In [None]:
# -----********************-----

# Created Time: 2025/07/03

# Author: Yiyi He, Tiger Peng

### Use Case

# This notebook create uniform voltage data using the scraped minute-wise voltage data
# The two main data sources in this project are the current operating ESMI station data,
# which is scraped from the Prayas ESMI website using the india_esmi_scraper.py scraper,
# as well as the Harvard Dataverse Data


# The Harvard Dataverse Data is formatted in a 60 x n grid, with each row being labelled with an hour in the day, from 0-23,
# and each of the columns being a minute of the hour from 0-59.

# The scraped data is formatted in two columns, with the time column being the datetime down to the minute,
# and the voltage column being the voltage from 0-255.
# -----********************-----

# Libraries

In [1]:
import os
import pandas as pd
from tqdm import tqdm
import shutil
from datetime import datetime, timedelta
import numpy as np
import math

# ESMI and Harvard Dataverse ID

In addition to having different data formats, the two data sources also use different numbering systems.
Harvard Dataverse uses the names of the 528 stations covered in the time period of the dataset, between 2014-2018.
The ESMI scraper uses the ESMI ids assigned in the dropdown elements used by the web scraper to select stations on the Prayas website.

The India station locations were all cross-referenced (still need to document this), with duplicates and stations outside of the ERA5-land dataset removed. Each of the newly-scraped ESMI stations was given an ID number proceeding 528 (the last number assigned to the Dataverse stations), with duplicates in the Dataverse data removed.

After this process, we have ids from 1-572 (with some missing because duplicates were removed), and a uniform data format.

These files will all be stored in the india_processing/india_uniform directory, and their IDs can be referenced in the file ESMI_India_538_locations.csv.

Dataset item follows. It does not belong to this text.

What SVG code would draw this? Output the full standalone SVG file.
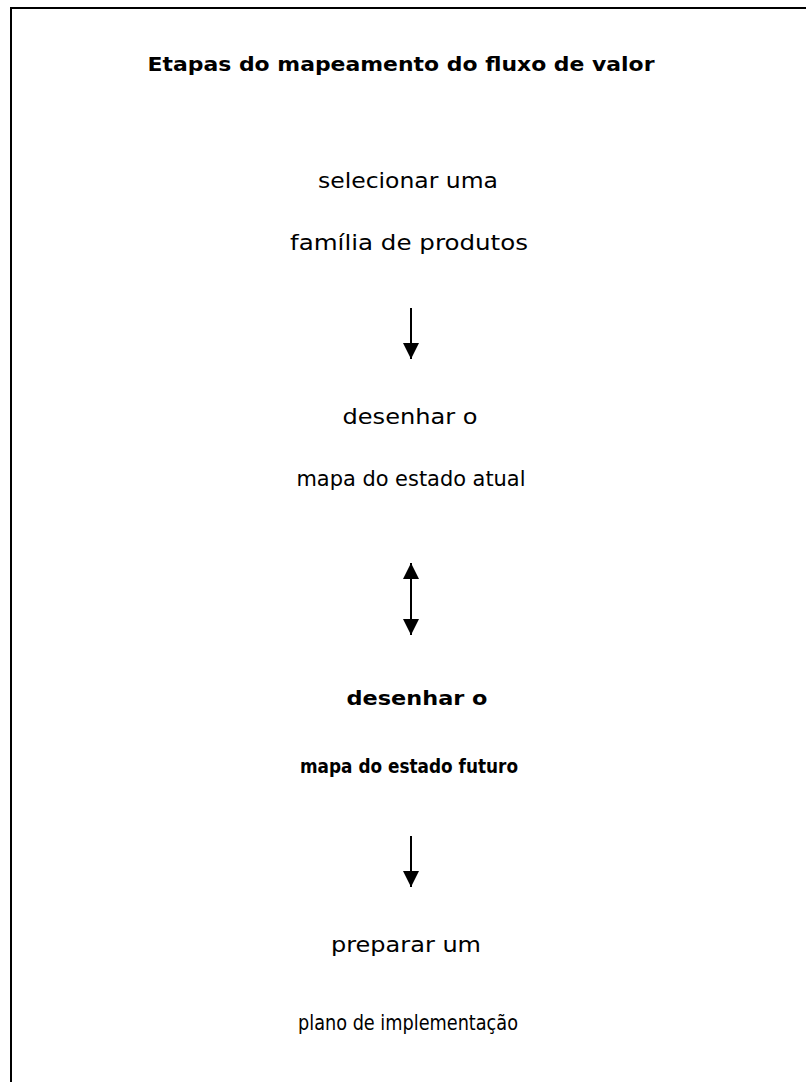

## Converting Dataverse Voltage Data

We first need to verify that all of the stations deemed to be in the ERA5 dataset's range is in either the Dataverse dataset or the ESMI dataset.

In [2]:
def strip_name(name, exceptions = None):
    formatted = name.split('-')[0].split('[')[0].strip()
    
    if exceptions:
        return exceptions(formatted) # run the name through the entered exceptions function, if provided
    else:
        return formatted

In [None]:
# Import the location information table, which we can use to map between station_id, ESMI_ID, and station names.
locations_path = "../ESMI_India_538_locations.csv"
locations = pd.read_csv(locations_path, dtype={"ESMI_ID" : str, "station_id" : int}, usecols=["station_id", "ESMI_ID", "Location name", "District", "State", "Lat", "Lon"])
locations.rename(columns={"Location name": "station_name", "District" : "district", "State": "state", "Lat": "lat", "Lon": "lon"}, inplace=True)
locations["station_name"] = locations["station_name"].apply(strip_name)